EXERCISE MATERIALS:
↓

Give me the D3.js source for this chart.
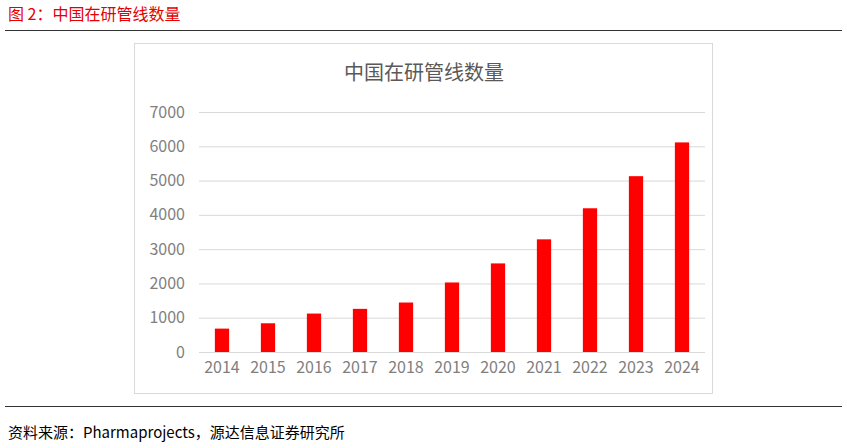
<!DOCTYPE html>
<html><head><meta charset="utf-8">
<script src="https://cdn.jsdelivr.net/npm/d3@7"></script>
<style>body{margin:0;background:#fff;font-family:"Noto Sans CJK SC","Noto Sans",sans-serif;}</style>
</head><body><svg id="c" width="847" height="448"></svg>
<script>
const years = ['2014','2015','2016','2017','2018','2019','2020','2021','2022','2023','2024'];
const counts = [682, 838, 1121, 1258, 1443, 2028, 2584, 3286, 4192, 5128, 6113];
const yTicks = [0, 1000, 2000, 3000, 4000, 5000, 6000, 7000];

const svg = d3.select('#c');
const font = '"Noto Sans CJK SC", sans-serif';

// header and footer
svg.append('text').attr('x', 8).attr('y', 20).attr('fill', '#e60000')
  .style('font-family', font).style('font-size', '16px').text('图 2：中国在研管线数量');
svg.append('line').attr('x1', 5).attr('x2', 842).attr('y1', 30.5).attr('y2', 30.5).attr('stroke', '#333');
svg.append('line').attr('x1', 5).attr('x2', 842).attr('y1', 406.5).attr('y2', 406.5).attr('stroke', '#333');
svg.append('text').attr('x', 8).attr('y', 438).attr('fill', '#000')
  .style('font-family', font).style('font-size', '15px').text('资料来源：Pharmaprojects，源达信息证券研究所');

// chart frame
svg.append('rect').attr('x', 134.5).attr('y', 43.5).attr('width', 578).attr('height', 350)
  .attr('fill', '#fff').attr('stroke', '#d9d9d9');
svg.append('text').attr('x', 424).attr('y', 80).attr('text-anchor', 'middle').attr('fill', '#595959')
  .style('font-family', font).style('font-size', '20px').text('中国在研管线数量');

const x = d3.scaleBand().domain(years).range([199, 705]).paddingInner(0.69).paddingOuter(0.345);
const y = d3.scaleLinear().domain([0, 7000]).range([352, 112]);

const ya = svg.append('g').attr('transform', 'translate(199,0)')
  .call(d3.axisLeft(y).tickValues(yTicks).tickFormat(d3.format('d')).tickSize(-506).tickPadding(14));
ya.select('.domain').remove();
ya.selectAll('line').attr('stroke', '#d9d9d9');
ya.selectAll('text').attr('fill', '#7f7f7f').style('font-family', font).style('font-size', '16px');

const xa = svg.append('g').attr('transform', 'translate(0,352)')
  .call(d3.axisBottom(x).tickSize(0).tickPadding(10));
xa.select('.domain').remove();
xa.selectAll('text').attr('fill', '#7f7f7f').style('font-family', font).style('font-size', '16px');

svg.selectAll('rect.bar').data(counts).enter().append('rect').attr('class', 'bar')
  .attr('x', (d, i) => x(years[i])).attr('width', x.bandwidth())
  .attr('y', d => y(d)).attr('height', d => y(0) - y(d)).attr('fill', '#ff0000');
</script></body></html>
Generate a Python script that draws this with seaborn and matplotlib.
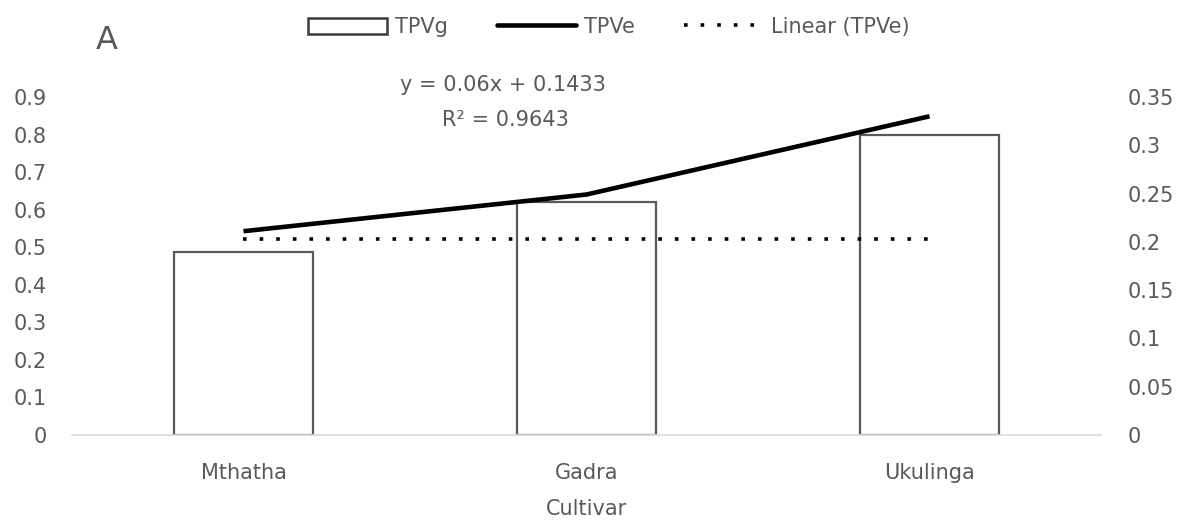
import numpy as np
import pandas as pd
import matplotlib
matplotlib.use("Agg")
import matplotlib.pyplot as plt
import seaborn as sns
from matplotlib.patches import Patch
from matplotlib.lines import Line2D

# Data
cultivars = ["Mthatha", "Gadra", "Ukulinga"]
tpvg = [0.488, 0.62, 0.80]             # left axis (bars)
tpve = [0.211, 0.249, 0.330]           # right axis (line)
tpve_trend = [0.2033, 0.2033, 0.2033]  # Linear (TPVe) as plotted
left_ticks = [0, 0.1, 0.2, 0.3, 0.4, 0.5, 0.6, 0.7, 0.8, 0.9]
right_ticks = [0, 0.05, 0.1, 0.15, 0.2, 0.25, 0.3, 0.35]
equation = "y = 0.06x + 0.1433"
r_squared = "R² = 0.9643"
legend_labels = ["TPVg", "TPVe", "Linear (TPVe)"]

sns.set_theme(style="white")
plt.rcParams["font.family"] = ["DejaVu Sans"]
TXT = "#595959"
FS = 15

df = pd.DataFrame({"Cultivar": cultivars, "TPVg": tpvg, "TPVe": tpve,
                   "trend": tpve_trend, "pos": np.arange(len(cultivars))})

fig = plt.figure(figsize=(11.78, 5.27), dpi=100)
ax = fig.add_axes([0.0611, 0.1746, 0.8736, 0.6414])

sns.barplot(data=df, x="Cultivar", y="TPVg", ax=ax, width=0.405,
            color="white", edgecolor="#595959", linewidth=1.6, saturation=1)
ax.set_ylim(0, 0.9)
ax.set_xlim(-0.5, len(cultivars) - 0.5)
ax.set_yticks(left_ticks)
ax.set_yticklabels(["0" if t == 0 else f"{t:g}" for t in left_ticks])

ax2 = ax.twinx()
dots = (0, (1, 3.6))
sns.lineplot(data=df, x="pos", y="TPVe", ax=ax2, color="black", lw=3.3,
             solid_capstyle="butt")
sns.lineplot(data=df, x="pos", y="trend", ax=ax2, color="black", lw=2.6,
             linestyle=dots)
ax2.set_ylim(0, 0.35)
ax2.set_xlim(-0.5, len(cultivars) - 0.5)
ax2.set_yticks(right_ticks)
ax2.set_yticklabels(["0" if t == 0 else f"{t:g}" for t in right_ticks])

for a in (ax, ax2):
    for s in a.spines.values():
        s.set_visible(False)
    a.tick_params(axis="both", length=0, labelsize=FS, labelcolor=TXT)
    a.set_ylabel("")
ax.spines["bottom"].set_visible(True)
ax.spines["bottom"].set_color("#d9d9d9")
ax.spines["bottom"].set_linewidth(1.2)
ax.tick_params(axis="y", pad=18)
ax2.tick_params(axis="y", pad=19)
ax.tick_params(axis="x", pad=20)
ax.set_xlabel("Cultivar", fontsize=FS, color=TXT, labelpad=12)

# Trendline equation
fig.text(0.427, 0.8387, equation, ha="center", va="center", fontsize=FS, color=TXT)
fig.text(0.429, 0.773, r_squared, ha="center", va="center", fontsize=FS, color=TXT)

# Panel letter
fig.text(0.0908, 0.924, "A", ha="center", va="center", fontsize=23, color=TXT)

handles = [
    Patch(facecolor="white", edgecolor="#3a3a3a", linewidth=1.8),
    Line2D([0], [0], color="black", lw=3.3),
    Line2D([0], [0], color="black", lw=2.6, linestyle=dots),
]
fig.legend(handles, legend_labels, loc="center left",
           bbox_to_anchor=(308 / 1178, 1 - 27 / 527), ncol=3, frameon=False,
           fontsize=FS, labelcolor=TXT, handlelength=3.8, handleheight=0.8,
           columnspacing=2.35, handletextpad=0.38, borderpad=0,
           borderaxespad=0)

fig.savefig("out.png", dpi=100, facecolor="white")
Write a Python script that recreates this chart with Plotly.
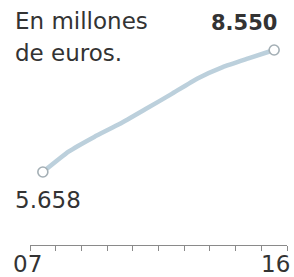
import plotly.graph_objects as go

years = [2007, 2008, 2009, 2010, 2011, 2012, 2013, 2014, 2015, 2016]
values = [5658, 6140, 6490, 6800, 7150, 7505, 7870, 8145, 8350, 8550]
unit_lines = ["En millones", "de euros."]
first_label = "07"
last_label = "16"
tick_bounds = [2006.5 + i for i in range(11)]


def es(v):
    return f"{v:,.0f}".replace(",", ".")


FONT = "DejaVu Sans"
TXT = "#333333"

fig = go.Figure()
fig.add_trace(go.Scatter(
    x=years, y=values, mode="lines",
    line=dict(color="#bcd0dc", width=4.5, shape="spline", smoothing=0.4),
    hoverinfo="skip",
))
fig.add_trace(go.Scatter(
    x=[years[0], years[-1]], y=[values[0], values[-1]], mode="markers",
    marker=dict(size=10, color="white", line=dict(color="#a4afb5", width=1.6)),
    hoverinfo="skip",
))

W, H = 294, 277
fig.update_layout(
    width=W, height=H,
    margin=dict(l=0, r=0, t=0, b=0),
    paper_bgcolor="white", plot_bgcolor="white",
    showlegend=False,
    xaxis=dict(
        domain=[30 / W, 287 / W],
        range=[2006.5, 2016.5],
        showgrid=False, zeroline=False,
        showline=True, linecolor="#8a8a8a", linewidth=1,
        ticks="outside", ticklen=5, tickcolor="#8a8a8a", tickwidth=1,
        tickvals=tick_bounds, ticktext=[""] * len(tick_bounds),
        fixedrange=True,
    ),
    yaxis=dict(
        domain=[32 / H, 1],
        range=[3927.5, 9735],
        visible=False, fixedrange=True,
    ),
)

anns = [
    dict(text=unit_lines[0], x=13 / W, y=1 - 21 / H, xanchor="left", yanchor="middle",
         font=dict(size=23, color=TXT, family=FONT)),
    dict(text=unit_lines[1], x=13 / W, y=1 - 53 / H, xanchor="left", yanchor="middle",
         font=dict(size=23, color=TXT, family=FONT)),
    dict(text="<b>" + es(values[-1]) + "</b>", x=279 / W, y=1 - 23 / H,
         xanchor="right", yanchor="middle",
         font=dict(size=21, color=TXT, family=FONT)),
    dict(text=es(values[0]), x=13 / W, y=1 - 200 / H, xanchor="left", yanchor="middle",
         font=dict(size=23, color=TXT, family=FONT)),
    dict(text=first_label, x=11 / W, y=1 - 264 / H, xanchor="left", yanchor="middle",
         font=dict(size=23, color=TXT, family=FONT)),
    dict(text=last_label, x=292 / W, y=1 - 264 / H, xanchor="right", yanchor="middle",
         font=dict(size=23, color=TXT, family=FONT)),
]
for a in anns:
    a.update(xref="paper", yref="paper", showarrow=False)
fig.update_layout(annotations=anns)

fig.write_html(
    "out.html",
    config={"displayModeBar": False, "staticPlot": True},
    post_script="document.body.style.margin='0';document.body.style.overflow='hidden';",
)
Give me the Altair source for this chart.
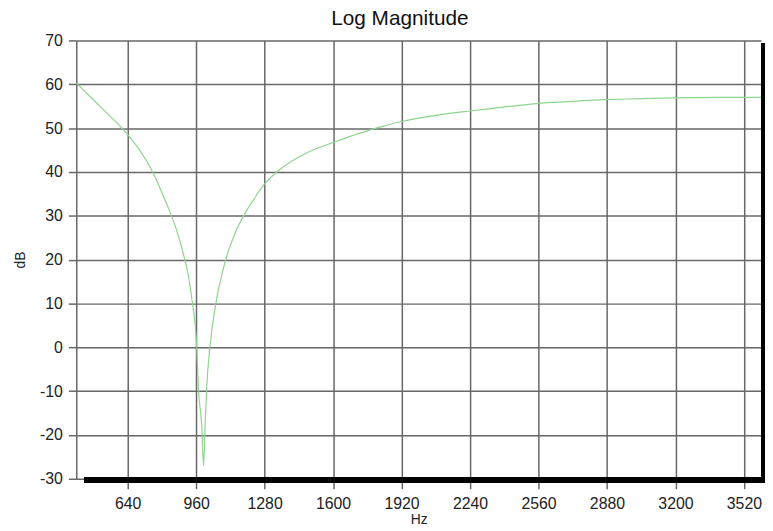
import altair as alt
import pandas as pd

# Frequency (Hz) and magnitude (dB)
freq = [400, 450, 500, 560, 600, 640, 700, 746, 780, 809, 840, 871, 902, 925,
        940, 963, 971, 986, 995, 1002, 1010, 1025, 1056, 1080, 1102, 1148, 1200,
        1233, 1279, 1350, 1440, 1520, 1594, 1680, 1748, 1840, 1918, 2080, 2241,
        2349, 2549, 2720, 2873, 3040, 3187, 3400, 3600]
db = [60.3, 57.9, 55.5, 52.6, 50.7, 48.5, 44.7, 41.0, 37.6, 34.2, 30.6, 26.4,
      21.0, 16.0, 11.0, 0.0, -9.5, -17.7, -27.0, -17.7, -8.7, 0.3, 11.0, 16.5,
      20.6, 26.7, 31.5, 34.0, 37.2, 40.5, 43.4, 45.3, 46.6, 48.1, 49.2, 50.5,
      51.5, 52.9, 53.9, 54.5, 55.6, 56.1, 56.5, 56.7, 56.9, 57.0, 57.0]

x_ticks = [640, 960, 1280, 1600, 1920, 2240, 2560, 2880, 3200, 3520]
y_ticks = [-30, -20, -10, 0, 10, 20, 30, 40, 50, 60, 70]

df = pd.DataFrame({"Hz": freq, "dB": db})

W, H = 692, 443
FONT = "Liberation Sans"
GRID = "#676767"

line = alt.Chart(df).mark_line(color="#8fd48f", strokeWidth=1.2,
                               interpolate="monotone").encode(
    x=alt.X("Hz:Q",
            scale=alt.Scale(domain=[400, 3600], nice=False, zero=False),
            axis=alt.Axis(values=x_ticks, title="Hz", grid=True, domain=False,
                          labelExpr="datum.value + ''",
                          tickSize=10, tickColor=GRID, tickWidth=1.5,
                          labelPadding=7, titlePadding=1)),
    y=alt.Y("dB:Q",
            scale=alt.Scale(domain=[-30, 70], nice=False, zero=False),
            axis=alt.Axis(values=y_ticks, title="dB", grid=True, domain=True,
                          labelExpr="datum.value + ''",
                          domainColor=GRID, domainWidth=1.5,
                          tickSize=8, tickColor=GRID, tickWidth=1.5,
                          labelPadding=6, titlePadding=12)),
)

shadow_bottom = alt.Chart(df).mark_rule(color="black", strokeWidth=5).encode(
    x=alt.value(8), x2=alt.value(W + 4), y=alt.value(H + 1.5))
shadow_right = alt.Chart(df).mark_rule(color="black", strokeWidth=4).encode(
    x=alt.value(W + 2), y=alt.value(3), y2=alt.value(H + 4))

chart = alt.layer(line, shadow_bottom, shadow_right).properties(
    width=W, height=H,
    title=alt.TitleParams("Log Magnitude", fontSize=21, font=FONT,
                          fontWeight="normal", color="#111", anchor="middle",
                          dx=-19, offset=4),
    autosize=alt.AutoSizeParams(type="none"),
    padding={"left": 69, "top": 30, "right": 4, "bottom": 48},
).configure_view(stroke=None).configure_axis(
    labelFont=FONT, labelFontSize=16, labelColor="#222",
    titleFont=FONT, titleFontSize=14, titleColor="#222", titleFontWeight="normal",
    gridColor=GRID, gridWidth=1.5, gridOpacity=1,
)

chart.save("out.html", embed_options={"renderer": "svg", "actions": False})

↑

EXERCISE GOAL:
Find each line in the records holding the string "with" and show it.

SOLUTION FOR THIS PROBLEM:
Generate a Python script that draws this with seaborn and matplotlib.
Write a Python script that recreates this chart with Plotly.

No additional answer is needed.